§ SUPPLIED INFORMATION
>> Start
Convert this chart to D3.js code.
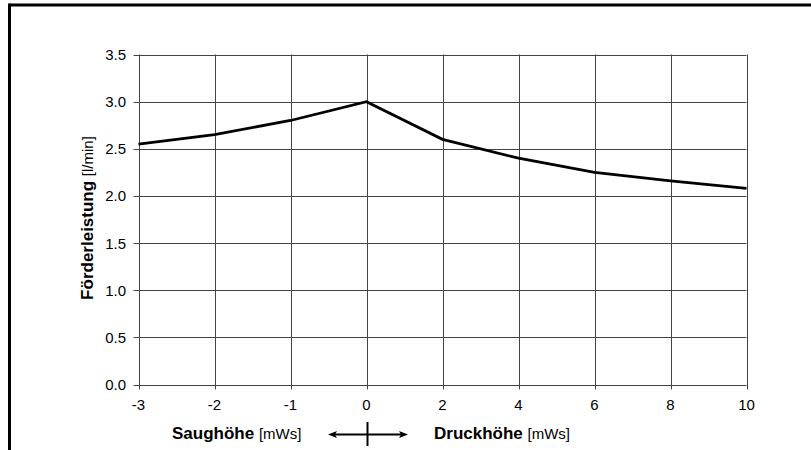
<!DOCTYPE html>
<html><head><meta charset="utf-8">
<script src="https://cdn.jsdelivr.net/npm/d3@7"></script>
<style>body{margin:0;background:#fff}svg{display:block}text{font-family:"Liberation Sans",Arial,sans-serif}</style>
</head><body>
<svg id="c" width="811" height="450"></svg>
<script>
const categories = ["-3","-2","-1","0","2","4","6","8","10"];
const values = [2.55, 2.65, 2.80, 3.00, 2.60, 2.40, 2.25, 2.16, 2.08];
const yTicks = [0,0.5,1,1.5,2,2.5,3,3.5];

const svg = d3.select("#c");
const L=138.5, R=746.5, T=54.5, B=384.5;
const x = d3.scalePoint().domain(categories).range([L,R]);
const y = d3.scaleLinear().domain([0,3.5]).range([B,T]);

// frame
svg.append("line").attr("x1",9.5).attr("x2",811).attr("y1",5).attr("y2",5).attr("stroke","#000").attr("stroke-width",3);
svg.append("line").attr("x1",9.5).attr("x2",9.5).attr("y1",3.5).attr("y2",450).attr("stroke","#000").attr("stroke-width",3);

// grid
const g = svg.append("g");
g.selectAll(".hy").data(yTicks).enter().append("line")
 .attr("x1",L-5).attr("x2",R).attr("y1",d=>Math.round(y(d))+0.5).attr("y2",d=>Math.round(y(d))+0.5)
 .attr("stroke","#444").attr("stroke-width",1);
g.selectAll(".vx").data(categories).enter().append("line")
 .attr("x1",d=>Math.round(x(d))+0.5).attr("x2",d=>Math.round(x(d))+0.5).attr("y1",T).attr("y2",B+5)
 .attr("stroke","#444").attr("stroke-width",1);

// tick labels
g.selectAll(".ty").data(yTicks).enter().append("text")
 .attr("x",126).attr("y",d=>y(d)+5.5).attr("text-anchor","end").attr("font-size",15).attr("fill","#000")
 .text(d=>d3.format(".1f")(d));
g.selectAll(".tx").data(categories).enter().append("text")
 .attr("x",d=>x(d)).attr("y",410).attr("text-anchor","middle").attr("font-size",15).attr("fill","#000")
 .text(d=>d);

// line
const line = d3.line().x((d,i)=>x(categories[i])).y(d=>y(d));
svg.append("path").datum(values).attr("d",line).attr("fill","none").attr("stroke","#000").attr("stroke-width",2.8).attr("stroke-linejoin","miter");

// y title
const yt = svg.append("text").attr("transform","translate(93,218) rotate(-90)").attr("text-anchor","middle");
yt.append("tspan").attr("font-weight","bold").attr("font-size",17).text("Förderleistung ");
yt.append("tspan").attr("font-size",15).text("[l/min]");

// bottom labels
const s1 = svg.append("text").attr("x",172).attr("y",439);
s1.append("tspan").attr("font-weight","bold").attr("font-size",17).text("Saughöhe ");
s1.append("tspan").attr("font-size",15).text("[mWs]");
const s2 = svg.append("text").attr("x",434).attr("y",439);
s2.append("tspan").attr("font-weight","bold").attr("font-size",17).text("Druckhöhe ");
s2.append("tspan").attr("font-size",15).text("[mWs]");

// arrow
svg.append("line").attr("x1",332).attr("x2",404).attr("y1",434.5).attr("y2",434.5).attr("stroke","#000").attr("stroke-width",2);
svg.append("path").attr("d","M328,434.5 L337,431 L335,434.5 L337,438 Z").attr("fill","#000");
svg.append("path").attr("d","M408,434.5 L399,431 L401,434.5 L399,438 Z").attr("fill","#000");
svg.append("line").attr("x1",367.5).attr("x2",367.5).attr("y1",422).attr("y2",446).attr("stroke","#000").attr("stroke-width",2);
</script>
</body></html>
>> End
§ OBJECTIVE
Give an exact copy of the material, leaving out every picture.

§ REPLY TO THE TASK
Convert this chart to D3.js code.
<!DOCTYPE html>
<html><head><meta charset="utf-8">
<script src="https://cdn.jsdelivr.net/npm/d3@7"></script>
<style>body{margin:0;background:#fff}svg{display:block}text{font-family:"Liberation Sans",Arial,sans-serif}</style>
</head><body>
<svg id="c" width="811" height="450"></svg>
<script>
const categories = ["-3","-2","-1","0","2","4","6","8","10"];
const values = [2.55, 2.65, 2.80, 3.00, 2.60, 2.40, 2.25, 2.16, 2.08];
const yTicks = [0,0.5,1,1.5,2,2.5,3,3.5];

const svg = d3.select("#c");
const L=138.5, R=746.5, T=54.5, B=384.5;
const x = d3.scalePoint().domain(categories).range([L,R]);
const y = d3.scaleLinear().domain([0,3.5]).range([B,T]);

// frame
svg.append("line").attr("x1",9.5).attr("x2",811).attr("y1",5).attr("y2",5).attr("stroke","#000").attr("stroke-width",3);
svg.append("line").attr("x1",9.5).attr("x2",9.5).attr("y1",3.5).attr("y2",450).attr("stroke","#000").attr("stroke-width",3);

// grid
const g = svg.append("g");
g.selectAll(".hy").data(yTicks).enter().append("line")
 .attr("x1",L-5).attr("x2",R).attr("y1",d=>Math.round(y(d))+0.5).attr("y2",d=>Math.round(y(d))+0.5)
 .attr("stroke","#444").attr("stroke-width",1);
g.selectAll(".vx").data(categories).enter().append("line")
 .attr("x1",d=>Math.round(x(d))+0.5).attr("x2",d=>Math.round(x(d))+0.5).attr("y1",T).attr("y2",B+5)
 .attr("stroke","#444").attr("stroke-width",1);

// tick labels
g.selectAll(".ty").data(yTicks).enter().append("text")
 .attr("x",126).attr("y",d=>y(d)+5.5).attr("text-anchor","end").attr("font-size",15).attr("fill","#000")
 .text(d=>d3.format(".1f")(d));
g.selectAll(".tx").data(categories).enter().append("text")
 .attr("x",d=>x(d)).attr("y",410).attr("text-anchor","middle").attr("font-size",15).attr("fill","#000")
 .text(d=>d);

// line
const line = d3.line().x((d,i)=>x(categories[i])).y(d=>y(d));
svg.append("path").datum(values).attr("d",line).attr("fill","none").attr("stroke","#000").attr("stroke-width",2.8).attr("stroke-linejoin","miter");

// y title
const yt = svg.append("text").attr("transform","translate(93,218) rotate(-90)").attr("text-anchor","middle");
yt.append("tspan").attr("font-weight","bold").attr("font-size",17).text("Förderleistung ");
yt.append("tspan").attr("font-size",15).text("[l/min]");

// bottom labels
const s1 = svg.append("text").attr("x",172).attr("y",439);
s1.append("tspan").attr("font-weight","bold").attr("font-size",17).text("Saughöhe ");
s1.append("tspan").attr("font-size",15).text("[mWs]");
const s2 = svg.append("text").attr("x",434).attr("y",439);
s2.append("tspan").attr("font-weight","bold").attr("font-size",17).text("Druckhöhe ");
s2.append("tspan").attr("font-size",15).text("[mWs]");

// arrow
svg.append("line").attr("x1",332).attr("x2",404).attr("y1",434.5).attr("y2",434.5).attr("stroke","#000").attr("stroke-width",2);
svg.append("path").attr("d","M328,434.5 L337,431 L335,434.5 L337,438 Z").attr("fill","#000");
svg.append("path").attr("d","M408,434.5 L399,431 L401,434.5 L399,438 Z").attr("fill","#000");
svg.append("line").attr("x1",367.5).attr("x2",367.5).attr("y1",422).attr("y2",446).attr("stroke","#000").attr("stroke-width",2);
</script>
</body></html>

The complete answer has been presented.